[Records with drawing code]
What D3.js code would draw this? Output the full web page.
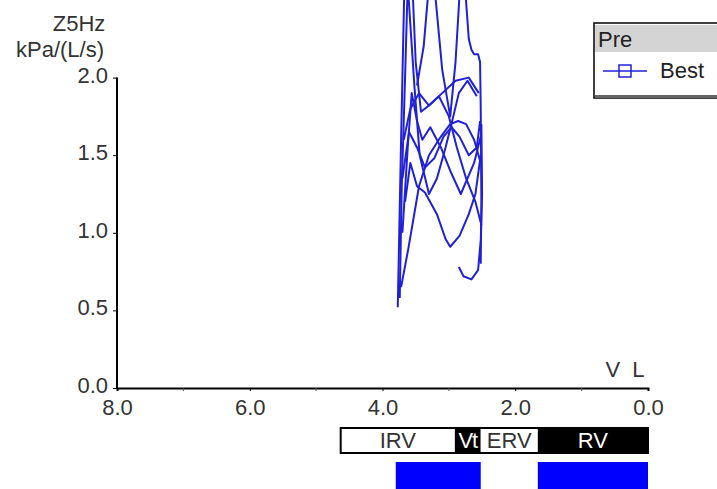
<!DOCTYPE html>
<html>
<head>
<meta charset="utf-8">
<script src="https://cdn.jsdelivr.net/npm/d3@7"></script>
<style>
  body { margin: 0; background: #fff; }
  svg { font-family: "Liberation Sans", Arial, sans-serif; }
</style>
</head>
<body>
<div id="chart"></div>
<script>
// x ticks (volume, L) and y ticks (Z5Hz)
var xTicks = [8, 6, 4, 2, 0];
var xMinor = [7, 5, 3, 1];
var yTicks = [0, 0.5, 1.0, 1.5, 2.0];

// breathing traces, [volume L, Z kPa/(L/s)]
var trace1 = [[3.77,0.52],[3.75,0.95],[3.72,1.6],[3.69,2.2],[3.67,2.6]];
var trace2 = [[3.74,0.58],[3.71,1.3],[3.66,2.0],[3.62,2.6],[3.55,2.6],[3.50,2.1],[3.42,1.78],[3.30,1.82],[3.10,1.9],[2.90,1.98],[2.70,2.0],[2.55,1.9]];
var trace3 = [[3.70,1.00],[3.62,1.55],[3.56,1.9],[3.48,1.72],[3.40,1.6],[3.28,1.68],[3.12,1.55],[2.98,1.4],[2.82,1.25],[2.62,1.45],[2.52,1.62]];
var trace4 = [[3.66,1.20],[3.58,1.45],[3.48,1.30],[3.36,1.26],[3.18,1.12],[3.05,0.96],[2.98,0.91],[2.84,0.98],[2.70,1.12],[2.60,1.25],[2.52,1.5]];
var trace5 = [[3.72,0.65],[3.61,0.9],[3.45,1.3],[3.30,1.5],[3.12,1.62],[2.98,1.7],[2.86,1.72],[2.74,1.7],[2.62,1.6],[2.52,1.45]];
var trace6 = [[3.68,1.6],[3.58,1.8],[3.45,1.9],[3.30,1.82],[3.15,1.88],[3.00,1.75],[2.88,1.55],[2.74,1.35],[2.60,1.2],[2.51,1.05]];
var trace7 = [[3.62,2.6],[3.52,1.95],[3.44,1.5],[3.30,1.25],[3.18,1.35],[3.05,1.55],[2.95,1.72],[2.85,1.9],[2.72,1.98],[2.58,1.88]];
var trace8 = [[2.85,0.78],[2.78,0.72],[2.66,0.70],[2.56,0.76],[2.52,0.95],[2.50,1.25],[2.51,1.7]];
var trace9 = [[3.48,1.95],[3.38,2.2],[3.30,2.6],[3.22,2.6],[3.10,2.05],[2.98,1.75],[2.90,2.1],[2.83,2.6],[2.76,2.6],[2.70,2.25],[2.66,2.18],[2.62,2.15],[2.56,2.15],[2.53,2.1],[2.52,1.8],[2.51,1.2],[2.52,0.8]];
var trace10 = [[3.70,1.35],[3.60,1.65],[3.48,1.55],[3.36,1.42],[3.22,1.48],[3.08,1.62],[2.96,1.68],[2.84,1.62],[2.70,1.5],[2.58,1.55],[2.53,1.72]];
var traces = [trace1, trace2, trace3, trace4, trace5, trace6, trace7, trace8, trace9, trace10];

// lung volume compartments under the x axis
var segNames = ["IRV", "Vt", "ERV", "RV"];
var segStart = [4.63, 2.91, 2.52, 1.66];
var segEnd   = [2.91, 2.52, 1.66, 0.0];
var segDark  = [false, true, false, true];

// blue bars below
var barStart = [3.80, 1.66];
var barEnd   = [2.52, 0.0];

var W = 717, H = 489, FS = 22;
var svg = d3.select("#chart").append("svg").attr("width", W).attr("height", H);

var x = d3.scaleLinear().domain([8, 0]).range([117, 648]);
var y = d3.scaleLinear().domain([0, 2.5]).range([388, 0]);

svg.append("clipPath").attr("id", "clip")
  .append("rect").attr("x", x(8)).attr("y", 0).attr("width", x(0) - x(8)).attr("height", y(0));

// y axis
var yAxis = d3.axisLeft(y).tickValues(yTicks).tickFormat(d3.format(".1f")).tickSize(4).tickPadding(5);
var gy = svg.append("g").attr("transform", "translate(" + x(8) + ",0)").call(yAxis);
gy.select(".domain").remove();
gy.append("line").attr("x1", 0).attr("x2", 0).attr("y1", y(2.0)).attr("y2", y(0))
  .attr("stroke", "#000").attr("stroke-width", 2);
gy.selectAll(".tick text").attr("font-size", FS).attr("fill", "#333").attr("dy", "0.2em");

// x axis
var xAxis = d3.axisBottom(x).tickValues(xTicks).tickFormat(d3.format(".1f")).tickSize(3).tickPadding(8);
var gx = svg.append("g").attr("transform", "translate(0," + y(0) + ")").call(xAxis);
gx.select(".domain").attr("stroke-width", 2);
gx.selectAll(".tick text").attr("font-size", FS).attr("fill", "#333");
gx.selectAll(".minor").data(xMinor).enter().append("line")
  .attr("x1", function(d) { return x(d); }).attr("x2", function(d) { return x(d); })
  .attr("y1", 0).attr("y2", 3).attr("stroke", "#555");

// axis titles
svg.append("text").attr("x", 79).attr("y", 31).attr("text-anchor", "middle")
  .attr("font-size", FS).attr("fill", "#333").text("Z5Hz");
svg.append("text").attr("x", 60).attr("y", 57).attr("text-anchor", "middle")
  .attr("font-size", FS).attr("fill", "#333").text("kPa/(L/s)");
svg.append("text").attr("x", 625).attr("y", 377).attr("text-anchor", "middle")
  .attr("font-size", FS).attr("fill", "#333").attr("xml:space", "preserve").text("V  L");

// traces
var line = d3.line().x(function(d) { return x(d[0]); }).y(function(d) { return y(d[1]); });
svg.append("g").attr("clip-path", "url(#clip)")
  .selectAll("path").data(traces).enter().append("path")
  .attr("d", line).attr("fill", "none").attr("stroke", "#2020d8").attr("stroke-width", 2)
  .attr("stroke-linejoin", "round");

// compartment strip
var segTop = 428, segH = 25;
var seg = svg.append("g");
segNames.forEach(function(name, i) {
  seg.append("rect").attr("x", x(segStart[i])).attr("y", segTop)
    .attr("width", x(segEnd[i]) - x(segStart[i])).attr("height", segH)
    .attr("fill", segDark[i] ? "#000" : "#fff");
  seg.append("text").attr("x", (x(segStart[i]) + x(segEnd[i])) / 2).attr("y", segTop + 20)
    .attr("text-anchor", "middle").attr("font-size", FS)
    .attr("letter-spacing", name == "Vt" ? -1 : 0)
    .attr("fill", segDark[i] ? "#fff" : "#333").text(name);
});
seg.append("rect").attr("x", x(segStart[0])).attr("y", segTop)
  .attr("width", x(0) - x(segStart[0])).attr("height", segH)
  .attr("fill", "none").attr("stroke", "#000").attr("stroke-width", 2);

// blue bars
svg.selectAll(".bluebar").data(barStart).enter().append("rect")
  .attr("x", function(d) { return x(d); }).attr("y", 462)
  .attr("width", function(d, i) { return x(barEnd[i]) - x(d); }).attr("height", 27)
  .attr("fill", "#0000ff");

// legend
var lg = svg.append("g");
lg.append("rect").attr("x", 594).attr("y", 23).attr("width", 130).attr("height", 75)
  .attr("fill", "#fff").attr("stroke", "#000").attr("stroke-width", 1.5);
lg.append("rect").attr("x", 595).attr("y", 25).attr("width", 128).attr("height", 27).attr("fill", "#d4d4d4");
lg.append("rect").attr("x", 595).attr("y", 95).attr("width", 128).attr("height", 3).attr("fill", "#666");
lg.append("text").attr("x", 598).attr("y", 47).attr("font-size", FS).attr("fill", "#222").text("Pre");
lg.append("line").attr("x1", 603).attr("x2", 647).attr("y1", 71).attr("y2", 71)
  .attr("stroke", "#2020d8").attr("stroke-width", 1.5);
lg.append("rect").attr("x", 619).attr("y", 65).attr("width", 12).attr("height", 12)
  .attr("fill", "#fff").attr("stroke", "#2020d8").attr("stroke-width", 1.5);
lg.append("line").attr("x1", 619).attr("x2", 631).attr("y1", 71).attr("y2", 71)
  .attr("stroke", "#2020d8").attr("stroke-width", 1.5);
lg.append("text").attr("x", 660).attr("y", 78).attr("font-size", FS).attr("fill", "#222").text("Best");
</script>
</body>
</html>
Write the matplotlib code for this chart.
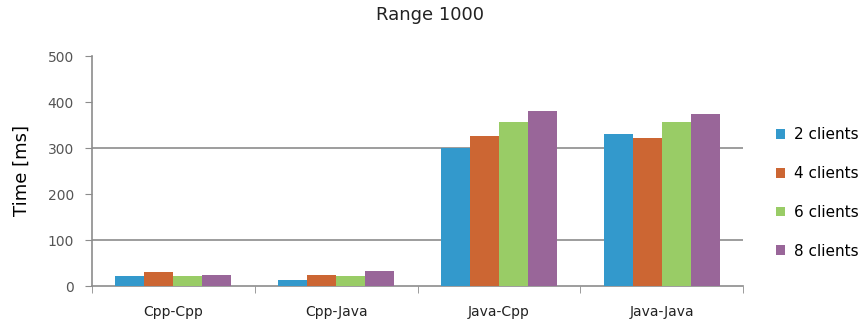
import numpy as np
from matplotlib import pyplot as plt

categories = ['Cpp-Cpp', 'Cpp-Java', 'Java-Cpp', 'Java-Java']
series = ['2 clients', '4 clients', '6 clients', '8 clients']
clients_2 = [22, 13, 299, 331]
clients_4 = [30, 25, 326, 322]
clients_6 = [22, 22, 356, 356]
clients_8 = [25, 33, 380, 373]
colors = ['#3399cc', '#cc6633', '#99cc66', '#996699']

fig = plt.figure(figsize=(8.66, 3.33), dpi=100)
ax = fig.add_axes([92 / 866, 1 - 286 / 333, (743 - 92) / 866, (286 - 56) / 333])

x = np.arange(len(categories))
w = 0.178
for i, (vals, name) in enumerate(zip([clients_2, clients_4, clients_6, clients_8], series)):
    ax.bar(x + (i - 1.5) * w, vals, w, color=colors[i], label=name, zorder=3)

ax.set_xlim(-0.5, 3.5)
ax.set_ylim(0, 500)
ax.set_yticks([0, 100, 200, 300, 400, 500])
for g in [100, 300]:
    ax.axhline(g, color='#8c8c8c', lw=1.2, zorder=1)

ax.set_xticks(x)
ax.set_xticklabels(categories, fontsize=10, color='#222222')
ax.set_xticks([-0.5, 0.5, 1.5, 2.5, 3.5], minor=True)
ax.tick_params(axis='x', which='major', length=0, pad=14)
ax.tick_params(axis='x', which='minor', length=5, color='#8c8c8c')
ax.tick_params(axis='y', length=5, color='#8c8c8c', labelsize=10, labelcolor='#555555', pad=8)

for s in ['top', 'right']:
    ax.spines[s].set_visible(False)
for s in ['left', 'bottom']:
    ax.spines[s].set_color('#8c8c8c')
    ax.spines[s].set_linewidth(1.2)

ax.set_ylabel('Time [ms]', fontsize=13, labelpad=12)
fig.suptitle('Range 1000', fontsize=13, x=430 / 866, y=1 - 6 / 333, va='top', color='#222222')

ax.legend(loc='center left', bbox_to_anchor=(762 / 866, 1 - 193 / 333), bbox_transform=fig.transFigure,
          frameon=False, fontsize=11, handlelength=0.6, handleheight=0.6, handletextpad=0.6,
          labelspacing=1.55)

fig.savefig('out.png', dpi=100)
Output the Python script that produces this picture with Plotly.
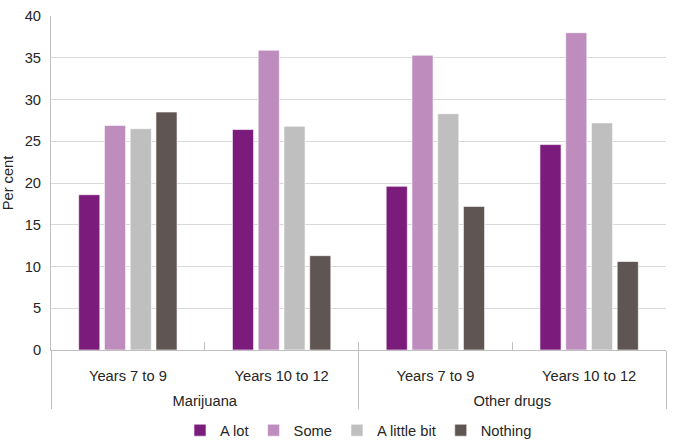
import plotly.graph_objects as go

drug = ["Marijuana", "Marijuana", "Other drugs", "Other drugs"]
years = ["Years 7 to 9", "Years 10 to 12", "Years 7 to 9", "Years 10 to 12"]

a_lot = [18.6, 26.4, 19.6, 24.6]
some = [26.9, 35.9, 35.3, 38.0]
a_little_bit = [26.5, 26.8, 28.3, 27.2]
nothing = [28.5, 11.3, 17.2, 10.6]

series = [
    ("A lot", a_lot, "#7B1C7D"),
    ("Some", some, "#BE8DBE"),
    ("A little bit", a_little_bit, "#BFBFBF"),
    ("Nothing", nothing, "#5F5553"),
]

# outer-level labels get an empty first line to push them down like the original
outer = ["<br>" + d for d in drug]

fig = go.Figure()
for name, vals, color in series:
    fig.add_trace(go.Bar(
        x=[outer, years], y=vals, name=name,
        marker=dict(color=color, line=dict(color="rgba(255,255,255,0.6)", width=1)),
    ))

fig.update_layout(
    width=675, height=443,
    margin=dict(l=51, r=9, t=16, b=93, autoexpand=False),
    paper_bgcolor="white", plot_bgcolor="white",
    font=dict(family="Liberation Sans, Arial, sans-serif", size=14.7, color="#262626"),
    barmode="group", bargap=0.33, bargroupgap=0.18,
    legend=dict(orientation="h", x=0.5, xanchor="center",
                y=-0.192, yanchor="top",
                font=dict(size=14.7), itemwidth=30, traceorder="normal"),
    showlegend=True,
)
fig.update_yaxes(
    range=[0, 40], dtick=5, showgrid=True, gridcolor="#D9D9D9", gridwidth=1,
    showline=True, linecolor="#BFBFBF", linewidth=1, zeroline=False, automargin=False,
    title=dict(text="Per cent", font=dict(size=14.7), standoff=12), ticks="",
    ticklabelstandoff=6,
)
fig.update_xaxes(
    type="multicategory", showline=True, linecolor="#BFBFBF", linewidth=1,
    ticks="inside", ticklen=8, tickcolor="#BFBFBF", automargin=False,
    showdividers=True, dividercolor="#BFBFBF", dividerwidth=1,
    ticklabelstandoff=12,
)

fig.write_html("out.html", config={"displayModeBar": False},
               post_script="document.body.style.margin='0';")
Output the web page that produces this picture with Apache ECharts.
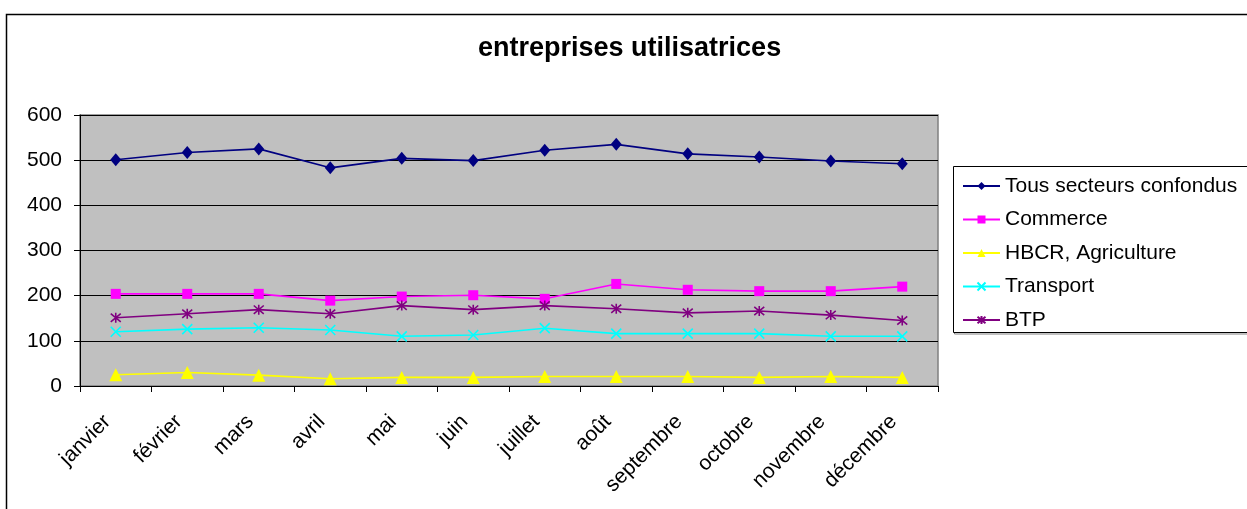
<!DOCTYPE html>
<html>
<head>
<meta charset="utf-8">
<title>entreprises utilisatrices</title>
<script src="https://cdn.jsdelivr.net/npm/echarts@6/dist/echarts.min.js"></script>
<style>
  html, body { margin: 0; padding: 0; background: #fff; }
  #chart { width: 1247px; height: 509px; }
</style>
</head>
<body>
<div id="chart"></div>
<script>
// Monthly counts of user companies, by sector
const months = ['janvier', 'février', 'mars', 'avril', 'mai', 'juin',
  'juillet', 'août', 'septembre', 'octobre', 'novembre', 'décembre'];
const tousSecteurs = [501, 517, 525, 483, 504, 499, 522, 535, 514, 507, 498, 492];
const commerce = [204, 204, 204, 189, 198, 201, 193, 226, 213, 210, 210, 220];
const hbcrAgriculture = [25, 30, 24, 16, 19, 19, 21, 21, 21, 19, 21, 19];
const transport = [120, 126, 129, 124, 110, 113, 128, 116, 116, 116, 110, 110];
const btp = [151, 160, 169, 160, 178, 169, 178, 171, 162, 166, 157, 145];
const yTicks = [0, 100, 200, 300, 400, 500, 600];

const FONT = "'Liberation Sans', Arial, sans-serif";
const CROSS = 'path://M0,0L10,10M10,0L0,10';
const STAR = 'path://M0,0L10,10M10,0L0,10M5,-1L5,11';

function lineSeries(name, data, color, symbol, size, stroked) {
  return {
    name: name,
    type: 'line',
    data: data,
    symbol: symbol,
    symbolSize: size,
    showAllSymbol: true,
    lineStyle: { color: color, width: 1.6 },
    itemStyle: stroked
      ? { color: 'rgba(0,0,0,0)', borderColor: color, borderWidth: 1.6 }
      : { color: color, borderWidth: 0 },
    emphasis: { disabled: true },
    animation: false
  };
}

const chart = echarts.init(document.getElementById('chart'));
chart.setOption({
  backgroundColor: '#ffffff',
  animation: false,
  title: {
    text: 'entreprises utilisatrices',
    left: 478,
    top: 35,
    padding: 0,
    textStyle: { fontFamily: FONT, fontSize: 27, fontWeight: 'bold', color: '#000' }
  },
  graphic: [
    { // outer frame
      type: 'rect', silent: true, z: -10,
      shape: { x: 6.5, y: 14.5, width: 1300, height: 600 },
      style: { fill: 'none', stroke: '#000', lineWidth: 1.5 }
    },
    { // legend box shadow
      type: 'rect', silent: true, z: -9,
      shape: { x: 954.5, y: 168, width: 400, height: 166 },
      style: { fill: 'none', stroke: '#808080', lineWidth: 1 }
    },
    { // legend box
      type: 'rect', silent: true, z: -8,
      shape: { x: 953.5, y: 166.5, width: 400, height: 166 },
      style: { fill: '#fff', stroke: '#000', lineWidth: 1 }
    }
  ],
  legend: {
    orient: 'vertical',
    left: 962,
    top: 174,
    padding: 0,
    itemWidth: 37,
    itemHeight: 10,
    itemGap: 9.5,
    selectedMode: false,
    textStyle: { fontFamily: FONT, fontSize: 21, color: '#000', lineHeight: 24 },
    data: ['Tous secteurs confondus', 'Commerce', 'HBCR, Agriculture', 'Transport', 'BTP']
  },
  grid: {
    left: 80,
    right: 309,
    top: 115,
    bottom: 123,
    show: true,
    backgroundColor: '#C0C0C0',
    borderColor: '#808080',
    borderWidth: 1.5,
    containLabel: false,
    outerBoundsMode: 'none'
  },
  xAxis: {
    type: 'category',
    data: months,
    boundaryGap: true,
    axisLine: { lineStyle: { color: '#000', width: 1 } },
    axisTick: { show: true, length: 6, lineStyle: { color: '#000' } },
    axisLabel: {
      rotate: 45,
      margin: 24,
      padding: [0, 12, 0, 0],
      interval: 0,
      fontFamily: FONT,
      fontSize: 21,
      color: '#000'
    },
    splitLine: { show: false }
  },
  yAxis: {
    type: 'value',
    min: yTicks[0],
    max: yTicks[yTicks.length - 1],
    interval: yTicks[1] - yTicks[0],
    axisLine: { show: true, lineStyle: { color: '#000', width: 1 } },
    axisTick: { show: true, length: 6, lineStyle: { color: '#000' } },
    axisLabel: { margin: 18, fontFamily: FONT, fontSize: 21, color: '#000' },
    splitLine: { show: true, lineStyle: { color: '#000', width: 1 } }
  },
  series: [
    lineSeries('Tous secteurs confondus', tousSecteurs, '#000080', 'diamond', [11, 13], false),
    lineSeries('Commerce', commerce, '#FF00FF', 'rect', 10, false),
    lineSeries('HBCR, Agriculture', hbcrAgriculture, '#FFFF00', 'triangle', 13, false),
    lineSeries('Transport', transport, '#00FFFF', CROSS, 10, true),
    lineSeries('BTP', btp, '#800080', STAR, 10, true)
  ]
});
</script>
</body>
</html>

▸ Task statement: Only lines belong in the copy: transcribe those from the start of the data through the line that contains "var yTicks = [0, 0.5, 1.0, 1.5, 2.0];", and skip the pictures.

▸ Finished answer:
What D3.js code would draw this? Output the full web page.
<!DOCTYPE html>
<html>
<head>
<meta charset="utf-8">
<script src="https://cdn.jsdelivr.net/npm/d3@7"></script>
<style>
  body { margin: 0; background: #fff; }
  svg { font-family: "Liberation Sans", Arial, sans-serif; }
</style>
</head>
<body>
<div id="chart"></div>
<script>
// x ticks (volume, L) and y ticks (Z5Hz)
var xTicks = [8, 6, 4, 2, 0];
var xMinor = [7, 5, 3, 1];
var yTicks = [0, 0.5, 1.0, 1.5, 2.0];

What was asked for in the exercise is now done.